Without wandering too far into the philosophical or theological weeds, Ockham’s Razor is the name of a problem-solving principle attributed to an English Franciscan friar named William of Ockham (1287-1347), who said (in Latin), “It is futile to do with more things that which can be done with fewer.” Apparently, he too inherited the idea from philosophers like Aristotle and Ptolemy, but somehow it is Ockham’s name that has become associated with the principle—nobody ever heard of “Ptolemy’s Razor!”
This same principle might apply to Psalm 117, which is the shortest (and simplest) of all the songs in the book of psalms. It is also notable because it falls smack dab in the middle of your Bible. Of the 1189 chapters in the Bible, Psalm 117 is number 595 (go ahead, do the math).
Just two verses long, the psalm calls upon “all the nations,” and “all you peoples” to praise and extol the Lord. Looking more closely at those two commands, there is a subtle but significant difference between them. The Hebrew word for praise (halal), literally means to shine a light on something—in other words, to point toward or highlight something or someone. It can also mean “shout for joy.” In short, to “praise the Lord” (Hallelu-Yah, in Hebrew) implies that whatever is worth praising is also worth shining on and shouting out for everyone to see and hear.

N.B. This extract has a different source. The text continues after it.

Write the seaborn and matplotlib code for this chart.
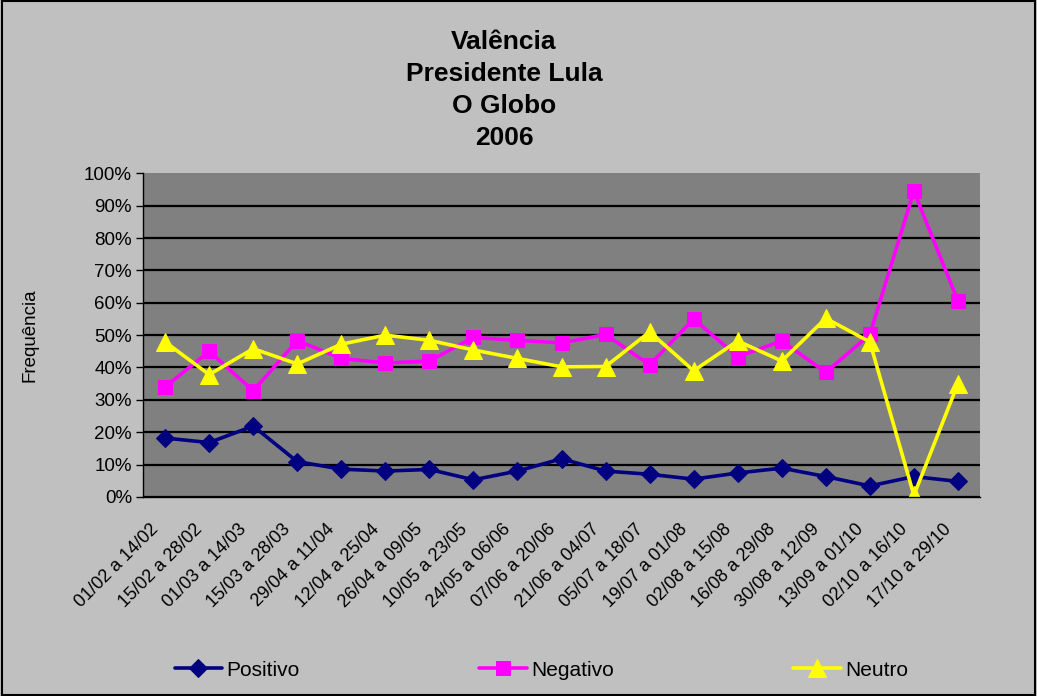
import pandas as pd
import numpy as np
import seaborn as sns
import matplotlib.pyplot as plt
from matplotlib.ticker import PercentFormatter, FixedLocator
from matplotlib.transforms import ScaledTranslation

# Data (percent)
periodos = ['01/02 a 14/02', '15/02 a 28/02', '01/03 a 14/03', '15/03 a 28/03',
            '29/04 a 11/04', '12/04 a 25/04', '26/04 a 09/05', '10/05 a 23/05',
            '24/05 a 06/06', '07/06 a 20/06', '21/06 a 04/07', '05/07 a 18/07',
            '19/07 a 01/08', '02/08 a 15/08', '16/08 a 29/08', '30/08 a 12/09',
            '13/09 a 01/10', '02/10 a 16/10', '17/10 a 29/10']
positivo = [18.2, 16.8, 21.9, 10.9, 8.6, 8.0, 8.5, 5.3, 8.0, 11.8,
            8.0, 7.0, 5.5, 7.4, 8.9, 6.3, 3.4, 6.3, 4.8]
negativo = [34.0, 45.0, 32.8, 48.3, 42.8, 41.4, 42.0, 49.3, 48.4, 47.6,
            50.2, 40.8, 55.0, 43.3, 48.2, 38.5, 50.2, 94.5, 60.5]
neutro = [47.9, 37.8, 45.8, 41.1, 47.2, 50.0, 48.4, 45.4, 42.8, 40.2,
          40.3, 51.0, 39.0, 48.2, 42.0, 55.2, 47.9, 0.5, 35.0]

df = pd.DataFrame({'periodo': periodos, 'Positivo': positivo,
                   'Negativo': negativo, 'Neutro': neutro})

sns.set_style('white')
plt.rcParams['font.family'] = ['Liberation Sans', 'DejaVu Sans']
for chave in ['text.color', 'axes.labelcolor', 'xtick.color', 'ytick.color']:
    plt.rcParams[chave] = 'black'

fig = plt.figure(figsize=(10.37, 6.96), dpi=100, facecolor='#c0c0c0')
ax = fig.add_axes([0.138, 0.286, 0.807, 0.465])
ax.set_facecolor('#808080')

estilos = [('Positivo', '#000080', 'D', 9.5),
           ('Negativo', '#ff00ff', 's', 10.5),
           ('Neutro', '#ffff00', '^', 13)]
for serie, cor, marc, tam in estilos:
    sns.lineplot(data=df, x='periodo', y=serie, ax=ax, color=cor, marker=marc,
                 markersize=tam, markeredgecolor=cor, linewidth=2.6,
                 sort=False, label=serie, legend=False)

ax.set_ylim(0, 100)
ax.set_xlim(-0.5, len(periodos) - 0.5)
ax.yaxis.set_major_formatter(PercentFormatter(decimals=0))
ax.set_yticks(np.arange(0, 101, 10))
ax.yaxis.grid(True, color='black', linewidth=1.6)
ax.get_ygridlines()[-1].set_visible(False)
ax.set_axisbelow(True)

ax.set_xticks(range(len(periodos)))
ax.set_xticklabels(periodos, rotation=45, ha='right', rotation_mode='anchor',
                   fontsize=13)
ax.tick_params(axis='x', length=0, pad=17)
desloca = ScaledTranslation(-15 / 100, 0, fig.dpi_scale_trans)
for rotulo in ax.get_xticklabels():
    rotulo.set_transform(rotulo.get_transform() + desloca)
ax.xaxis.set_minor_locator(FixedLocator(np.arange(-0.5, len(periodos), 1)))
ax.tick_params(axis='x', which='minor', length=5, color='black', width=1)
ax.tick_params(axis='y', length=5, color='black', width=1, labelsize=13.5,
               left=True, pad=3)

for lado in ['top', 'right']:
    ax.spines[lado].set_visible(False)
for lado in ['left', 'bottom']:
    ax.spines[lado].set_color('black')
    ax.spines[lado].set_linewidth(1)

ax.set_xlabel('')
ax.set_ylabel('Frequência', fontsize=13.5, labelpad=33)

fig.text(0.486, 0.957, 'Valência\nPresidente Lula\nO Globo\n2006',
         ha='center', va='top', fontsize=19, fontweight='bold', linespacing=1.42)

handles, labels = ax.get_legend_handles_labels()
fig.legend(handles, labels, loc='center', bbox_to_anchor=(0.522, 0.037), ncol=3,
           frameon=False, fontsize=15, handlelength=2.3, handletextpad=0.2,
           columnspacing=8.6)

borda = plt.Rectangle((0.002, 0.002), 0.996, 0.996, transform=fig.transFigure,
                      fill=False, edgecolor='black', linewidth=1.5)
fig.patches.append(borda)

fig.savefig('out.png', dpi=100, facecolor=fig.get_facecolor())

The word translated as extol (shabach) can also be translated as praise, but the literal meaning is to “soothe” or “pacify.” The implication is to appreciate, commend or keep something good inside. Whatever it is that is worth shouting about is also worth clinging to; whatever or whoever it is that is so outwardly “praise-worthy” is also deeply and inwardly “peace-giving.”
So, who is this that demands both the praising and extoling of every nation and tribe? It is the Lord; the one true God. “For great is His love toward us, and the faithfulness of the Lord endures forever.” (vs. 2). God’s love and faithfulness is something that soothes and pacifies us when we are helpless and hurting inside. And that love and faithfulness is so great that we can’t just keep it to ourselves, we have to shout about it and shine a light on it so that everyone else can find and experience the Source. Maybe that’s what Jesus had in mind when he told his disciples “You are the light of the world!” Don’t just keep it to yourselves, let it shine so that others can see God’s goodness and glory too! (Matthew 5:14-16)
That’s the simple truth of Psalm 117. We don’t make it any better by making it longer or more complicated. It doesn’t become any more real when we add all of the rules and traditions of our churches and faith. It doesn’t become any more true by trying to explain it or feeling the need to defend or argue about it.
Maybe that’s why God decided to put this simple song smack dab in the middle of your Bible.
This loving and faithful God is worthy of every halal and every shabach. His love is something to cling to right now. His faithfulness is our hope and our anchor in the storm (Hebrews 6:19). And this good news is something so good…so important…so life-giving, that we can’t hide the light and keep it to ourselves. It’s something worth pointing to in our conversations, something worth shouting about in our worship, something worth shining out in our lives!
“Praise the Lord all you nations; extol him, all you peoples. For great is his love toward us, and the faithfulness of the Lord endures forever. Hallelu-Yah!”
Know Him, and make Him known. And always stay thirsty, my friends!